Frente a todo esto, la respuesta no pasa por gritar más fuerte ni por buscar un adversario permanente, sino por reforzar la educación cívica. La formación en derechos humanos y en pluralidad religiosa debe convertirse en un pilar básico de nuestra convivencia. Y la formación no debe reducirse a memorizar leyes y artículos, sino que debe consistir en comprender qué significan y cómo se aplican en la vida real: que los derechos no dependen de simpatías, que la ley protege incluso a quien no nos agrada, que la diversidad no es amenaza sino riqueza. Y que, sencillamente, quien incumpla la ley asuma plenamente las consecuencias que de ello se deriven, sin distinción de etnia, nacionalidad y demás.

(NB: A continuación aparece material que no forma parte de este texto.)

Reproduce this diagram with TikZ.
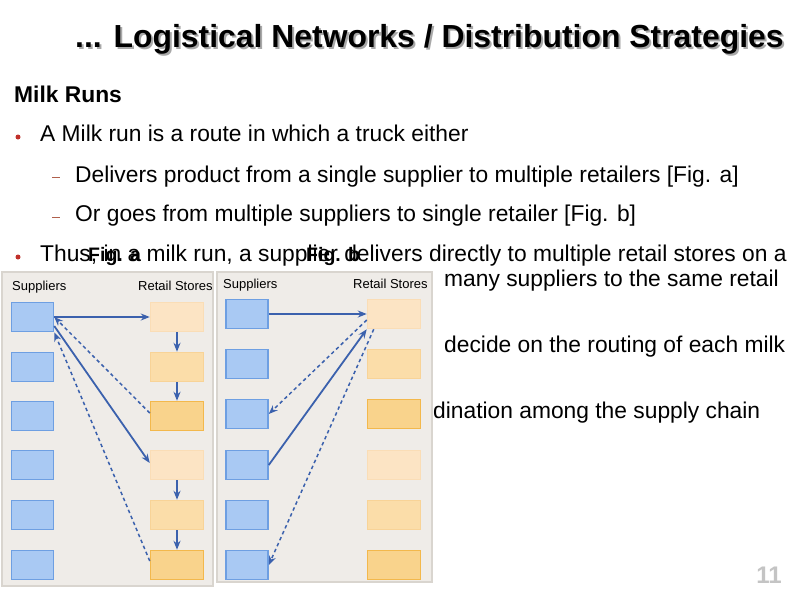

Como recordaba David Foster Wallace en Esto es agua, lo más obvio suele ser lo más difícil de ver. En un Estado de derecho, lo obvio es que todos (sin excepción) estamos sometidos a las mismas normas y amparados por los mismos derechos. Vivir de forma consciente implica decidir, cada día, mirar al otro no como obstáculo sino como alguien con la misma dignidad jurídica que nosotros.
En un entorno donde la cortesía se percibe como ingenuidad y el respeto a la ley como debilidad, ciertos gestos se vuelven poderosos: la amabilidad deliberada, que rompe la dinámica del grito; la igualdad sostenida, que impide que la pluralidad sea solamente retórica; y el respeto consciente a la ley, que garantiza que la convivencia no dependa de mayorías circunstanciales.
España no se fortalece pareciéndose a países que vulneran los derechos humanos. Se fortalece pareciéndose, cada día más, al ideal democrático que su Constitución, sus compromisos europeos y el derecho internacional proclaman. Y si alguna parte de la clase política decide no cumplir las leyes o torcerlas a su conveniencia, eso no me arrastra a mí, como ciudadano responsable, a repetir puerilmente un “yo también incumplo”. La madurez democrática exige lo contrario: que cada cual asuma su deber de cumplir y defender las leyes que nos igualan, proteger los derechos que nos amparan y entender que la verdadera lealtad a un país se demuestra en la manera en que tratamos al prójimo, sin distingos. Ese, y no otro, es el patriotismo que sostiene a una democracia.